GOAL OF THE EXERCISE | All of the lines below are to be printed again exactly; images are excluded from the output.

begin

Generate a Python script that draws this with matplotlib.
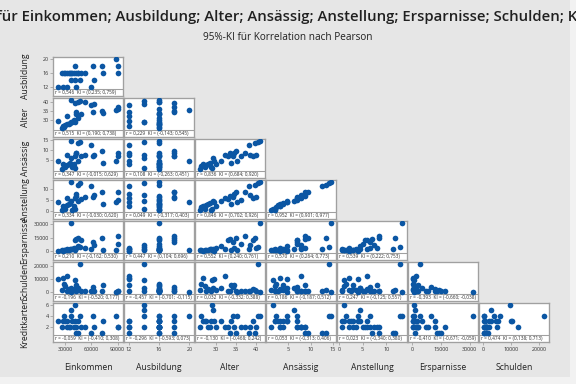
import matplotlib
matplotlib.use('Agg')
import matplotlib.pyplot as plt
from matplotlib.patches import Rectangle

plt.rcParams['font.family'] = ['Open Sans', 'DejaVu Sans']

names = ['Einkommen', 'Ausbildung', 'Alter', 'Ansässig', 'Anstellung',
         'Ersparnisse', 'Schulden', 'Kreditkarten']

# one entry per person (n = 30)
einkommen = [28000, 27000, 30000, 32000, 34000, 35000, 38000, 36000, 21000, 40000,
             45000, 32000, 48000, 42000, 73000, 62000, 42000, 72000, 88000, 90000,
             91000, 59000, 63000, 41000, 44000, 52000, 47000, 37000, 26000, 41000]
ausbildung = [16, 12, 16, 16, 16, 16, 16, 14, 12, 16,
              16, 12, 16, 16, 16, 18, 12, 18, 20, 16,
              18, 12, 14, 18, 16, 16, 14, 16, 16, 14]
alter = [26.4, 26.9, 27.3, 27.7, 28.1, 28.5, 28.8, 29.2, 29.5, 30.0,
         31.2, 32.3, 33.1, 33.5, 33.8, 34.2, 34.6, 35.0, 35.2, 36.2,
         37.3, 38.1, 38.5, 39.2, 39.6, 40.0, 40.4, 41.0, 26.0, 29.0]
ansaessig = [2.3, 3.1, 2.0, 2.6, 3.2, 3.9, 2.0, 6.3, 4.7, 3.1,
             4.7, 7.9, 7.0, 8.7, 3.9, 7.0, 8.7, 9.4, 4.7, 7.0,
             8.7, 12.6, 7.9, 7.0, 13.4, 7.9, 14.2, 14.7, 1.0, 1.5]
anstellung = [1.5, 2.0, 1.0, 2.5, 3.0, 3.5, 0.5, 4.5, 4.0, 2.0,
              4.5, 6.0, 5.5, 7.0, 3.0, 6.5, 8.0, 8.5, 4.0, 5.0,
              8.5, 11.5, 7.5, 6.0, 12.0, 6.5, 13.0, 13.5, 0.5, 1.0]
ersparnisse = [500, 200, 800, 1200, 600, 1800, 2200, 1500, 100, 2500,
               5000, 2000, 12000, 13000, 1000, 10000, 3000, 15000, 1000, 8000,
               17000, 1500, 7000, 12000, 14000, 3000, 4000, 32000, 400, 700]
schulden = [6000, 10500, 4500, 800, 2000, 1200, 500, 3000, 10000, 1500,
            3000, 12500, 1000, 400, 5500, 4000, 5000, 300, 200, 300,
            1000, 1000, 500, 2000, 1800, 600, 22000, 200, 1500, 9500]
kreditkarten = [4, 3, 3, 3, 2, 2, 3, 5, 3, 2,
                3, 2, 2, 1, 3, 4, 2, 1, 4, 2,
                2, 1, 2, 3, 1, 2, 4, 4, 2, 6]

ticks = [[30000, 60000, 90000], [12, 16, 20], [30, 35, 40], [5, 10, 15],
         [0, 5, 10], [0, 15000, 30000], [0, 10000, 20000], [2, 4, 6]]

# Pearson r and 95% CI per panel (row = y variable, column = x variable)
r_vals = [[0.546],
          [0.515, 0.229],
          [0.347, 0.108, 0.836],
          [0.334, 0.049, 0.846, 0.952],
          [0.210, 0.447, 0.552, 0.570, 0.539],
          [-0.196, -0.457, 0.032, 0.186, 0.247, -0.393],
          [-0.059, -0.296, -0.130, 0.053, 0.023, -0.410, 0.474]]
ci_lo = [[0.235],
         [0.190, -0.143],
         [-0.015, -0.263, 0.684],
         [-0.030, -0.317, 0.702, 0.901],
         [-0.162, 0.104, 0.240, 0.264, 0.222],
         [-0.520, -0.701, -0.332, -0.187, -0.125, -0.660],
         [-0.410, -0.593, -0.468, -0.313, -0.340, -0.671, 0.138]]
ci_hi = [[0.759],
         [0.738, 0.545],
         [0.629, 0.451, 0.920],
         [0.620, 0.403, 0.926, 0.977],
         [0.530, 0.696, 0.761, 0.773, 0.753],
         [0.177, -0.115, 0.388, 0.512, 0.557, -0.038],
         [0.308, 0.073, 0.242, 0.406, 0.380, -0.059, 0.713]]

data = [einkommen, ausbildung, alter, ansaessig, anstellung, ersparnisse, schulden, kreditkarten]


def fmt(v):
    return f'{v:.3f}'.replace('.', ',')


def limits(vals, pad=0.07):
    lo, hi = min(vals), max(vals)
    d = (hi - lo) * pad
    return lo - d, hi + d


W, H = 576, 384
bg = '#E6E6E6'
edge = '#A0A0A0'
blue = '#0B56A3'
x0, y0 = 52.5, 56
colw, rowh = 71, 41
gap = 1.5
sf = 8 / 41  # share of the panel used by the r/KI strip

fig = plt.figure(figsize=(6, 4), dpi=96, facecolor='#F2F2F2')
# gray graph region, the outer frame stays lighter
fig.add_artist(Rectangle((0, 1 - 377 / H), 570 / W, 377 / H, transform=fig.transFigure,
                         facecolor=bg, edgecolor='none', zorder=-10))

for i in range(7):
    yv = data[i + 1]
    ylo, yhi = limits(yv)
    ybot = ylo - (yhi - ylo) * sf / (1 - sf)
    for j in range(i + 1):
        xv = data[j]
        left = (x0 + j * colw + gap / 2) / W
        top = y0 + i * rowh + gap / 2
        bottom = 1 - (top + rowh - gap) / H
        ax = fig.add_axes([left, bottom, (colw - gap) / W, (rowh - gap) / H])
        ax.scatter(xv, yv, s=18, color=blue, linewidths=0, zorder=3)
        ax.set_xlim(*limits(xv))
        ax.set_ylim(ybot, yhi)
        ax.axhline(ylo, color=edge, lw=0.8)
        ax.text(0.03, sf / 2 - 0.01,
                f'r = {fmt(r_vals[i][j])}  KI = ({fmt(ci_lo[i][j])}; {fmt(ci_hi[i][j])})',
                transform=ax.transAxes, fontsize=3.6, va='center', ha='left', color='#303030')
        for sp in ax.spines.values():
            sp.set_color(edge)
            sp.set_linewidth(1)
        ax.tick_params(colors=edge, labelcolor='#303030', length=2.5, width=0.6,
                       labelsize=4, pad=1)
        if j == 0:
            ax.set_yticks(ticks[i + 1])
        else:
            ax.set_yticks([])
        if i == 6:
            ax.set_xticks(ticks[j])
        else:
            ax.set_xticks([])

    fig.text(25 / W, 1 - (y0 + i * rowh + rowh / 2) / H, names[i + 1],
             rotation=90, ha='center', va='center', fontsize=6.5, color='#202020')

for j in range(7):
    fig.text((x0 + j * colw + colw / 2) / W, 1 - 367 / H, names[j],
             ha='center', va='center', fontsize=6.5, color='#202020')

fig.text(0.5, 1 - 17 / H, 'Matrixplot für ' + '; '.join(names),
         ha='center', va='center', fontsize=11.2, fontweight='semibold', color='#202020')
fig.text(0.5, 1 - 37 / H, '95%-KI für Korrelation nach Pearson',
         ha='center', va='center', fontsize=7.5, color='#202020')

fig.savefig('out.png', dpi=96, facecolor=fig.get_facecolor())
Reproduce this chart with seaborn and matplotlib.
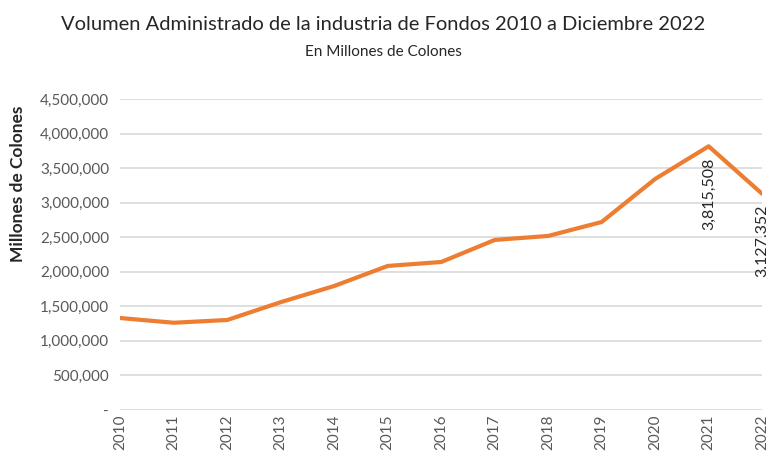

end

PROBLEM SOLUTION |
Generate a Python script that draws this with matplotlib.
import matplotlib
matplotlib.use('Agg')
import matplotlib.pyplot as plt
from matplotlib.patches import Rectangle

plt.rcParams['font.family'] = ['Open Sans', 'DejaVu Sans']

names = ['Einkommen', 'Ausbildung', 'Alter', 'Ansässig', 'Anstellung',
         'Ersparnisse', 'Schulden', 'Kreditkarten']

# one entry per person (n = 30)
einkommen = [28000, 27000, 30000, 32000, 34000, 35000, 38000, 36000, 21000, 40000,
             45000, 32000, 48000, 42000, 73000, 62000, 42000, 72000, 88000, 90000,
             91000, 59000, 63000, 41000, 44000, 52000, 47000, 37000, 26000, 41000]
ausbildung = [16, 12, 16, 16, 16, 16, 16, 14, 12, 16,
              16, 12, 16, 16, 16, 18, 12, 18, 20, 16,
              18, 12, 14, 18, 16, 16, 14, 16, 16, 14]
alter = [26.4, 26.9, 27.3, 27.7, 28.1, 28.5, 28.8, 29.2, 29.5, 30.0,
         31.2, 32.3, 33.1, 33.5, 33.8, 34.2, 34.6, 35.0, 35.2, 36.2,
         37.3, 38.1, 38.5, 39.2, 39.6, 40.0, 40.4, 41.0, 26.0, 29.0]
ansaessig = [2.3, 3.1, 2.0, 2.6, 3.2, 3.9, 2.0, 6.3, 4.7, 3.1,
             4.7, 7.9, 7.0, 8.7, 3.9, 7.0, 8.7, 9.4, 4.7, 7.0,
             8.7, 12.6, 7.9, 7.0, 13.4, 7.9, 14.2, 14.7, 1.0, 1.5]
anstellung = [1.5, 2.0, 1.0, 2.5, 3.0, 3.5, 0.5, 4.5, 4.0, 2.0,
              4.5, 6.0, 5.5, 7.0, 3.0, 6.5, 8.0, 8.5, 4.0, 5.0,
              8.5, 11.5, 7.5, 6.0, 12.0, 6.5, 13.0, 13.5, 0.5, 1.0]
ersparnisse = [500, 200, 800, 1200, 600, 1800, 2200, 1500, 100, 2500,
               5000, 2000, 12000, 13000, 1000, 10000, 3000, 15000, 1000, 8000,
               17000, 1500, 7000, 12000, 14000, 3000, 4000, 32000, 400, 700]
schulden = [6000, 10500, 4500, 800, 2000, 1200, 500, 3000, 10000, 1500,
            3000, 12500, 1000, 400, 5500, 4000, 5000, 300, 200, 300,
            1000, 1000, 500, 2000, 1800, 600, 22000, 200, 1500, 9500]
kreditkarten = [4, 3, 3, 3, 2, 2, 3, 5, 3, 2,
                3, 2, 2, 1, 3, 4, 2, 1, 4, 2,
                2, 1, 2, 3, 1, 2, 4, 4, 2, 6]

ticks = [[30000, 60000, 90000], [12, 16, 20], [30, 35, 40], [5, 10, 15],
         [0, 5, 10], [0, 15000, 30000], [0, 10000, 20000], [2, 4, 6]]

# Pearson r and 95% CI per panel (row = y variable, column = x variable)
r_vals = [[0.546],
          [0.515, 0.229],
          [0.347, 0.108, 0.836],
          [0.334, 0.049, 0.846, 0.952],
          [0.210, 0.447, 0.552, 0.570, 0.539],
          [-0.196, -0.457, 0.032, 0.186, 0.247, -0.393],
          [-0.059, -0.296, -0.130, 0.053, 0.023, -0.410, 0.474]]
ci_lo = [[0.235],
         [0.190, -0.143],
         [-0.015, -0.263, 0.684],
         [-0.030, -0.317, 0.702, 0.901],
         [-0.162, 0.104, 0.240, 0.264, 0.222],
         [-0.520, -0.701, -0.332, -0.187, -0.125, -0.660],
         [-0.410, -0.593, -0.468, -0.313, -0.340, -0.671, 0.138]]
ci_hi = [[0.759],
         [0.738, 0.545],
         [0.629, 0.451, 0.920],
         [0.620, 0.403, 0.926, 0.977],
         [0.530, 0.696, 0.761, 0.773, 0.753],
         [0.177, -0.115, 0.388, 0.512, 0.557, -0.038],
         [0.308, 0.073, 0.242, 0.406, 0.380, -0.059, 0.713]]

data = [einkommen, ausbildung, alter, ansaessig, anstellung, ersparnisse, schulden, kreditkarten]


def fmt(v):
    return f'{v:.3f}'.replace('.', ',')


def limits(vals, pad=0.07):
    lo, hi = min(vals), max(vals)
    d = (hi - lo) * pad
    return lo - d, hi + d


W, H = 576, 384
bg = '#E6E6E6'
edge = '#A0A0A0'
blue = '#0B56A3'
x0, y0 = 52.5, 56
colw, rowh = 71, 41
gap = 1.5
sf = 8 / 41  # share of the panel used by the r/KI strip

fig = plt.figure(figsize=(6, 4), dpi=96, facecolor='#F2F2F2')
# gray graph region, the outer frame stays lighter
fig.add_artist(Rectangle((0, 1 - 377 / H), 570 / W, 377 / H, transform=fig.transFigure,
                         facecolor=bg, edgecolor='none', zorder=-10))

for i in range(7):
    yv = data[i + 1]
    ylo, yhi = limits(yv)
    ybot = ylo - (yhi - ylo) * sf / (1 - sf)
    for j in range(i + 1):
        xv = data[j]
        left = (x0 + j * colw + gap / 2) / W
        top = y0 + i * rowh + gap / 2
        bottom = 1 - (top + rowh - gap) / H
        ax = fig.add_axes([left, bottom, (colw - gap) / W, (rowh - gap) / H])
        ax.scatter(xv, yv, s=18, color=blue, linewidths=0, zorder=3)
        ax.set_xlim(*limits(xv))
        ax.set_ylim(ybot, yhi)
        ax.axhline(ylo, color=edge, lw=0.8)
        ax.text(0.03, sf / 2 - 0.01,
                f'r = {fmt(r_vals[i][j])}  KI = ({fmt(ci_lo[i][j])}; {fmt(ci_hi[i][j])})',
                transform=ax.transAxes, fontsize=3.6, va='center', ha='left', color='#303030')
        for sp in ax.spines.values():
            sp.set_color(edge)
            sp.set_linewidth(1)
        ax.tick_params(colors=edge, labelcolor='#303030', length=2.5, width=0.6,
                       labelsize=4, pad=1)
        if j == 0:
            ax.set_yticks(ticks[i + 1])
        else:
            ax.set_yticks([])
        if i == 6:
            ax.set_xticks(ticks[j])
        else:
            ax.set_xticks([])

    fig.text(25 / W, 1 - (y0 + i * rowh + rowh / 2) / H, names[i + 1],
             rotation=90, ha='center', va='center', fontsize=6.5, color='#202020')

for j in range(7):
    fig.text((x0 + j * colw + colw / 2) / W, 1 - 367 / H, names[j],
             ha='center', va='center', fontsize=6.5, color='#202020')

fig.text(0.5, 1 - 17 / H, 'Matrixplot für ' + '; '.join(names),
         ha='center', va='center', fontsize=11.2, fontweight='semibold', color='#202020')
fig.text(0.5, 1 - 37 / H, '95%-KI für Korrelation nach Pearson',
         ha='center', va='center', fontsize=7.5, color='#202020')

fig.savefig('out.png', dpi=96, facecolor=fig.get_facecolor())
Reproduce this chart with seaborn and matplotlib.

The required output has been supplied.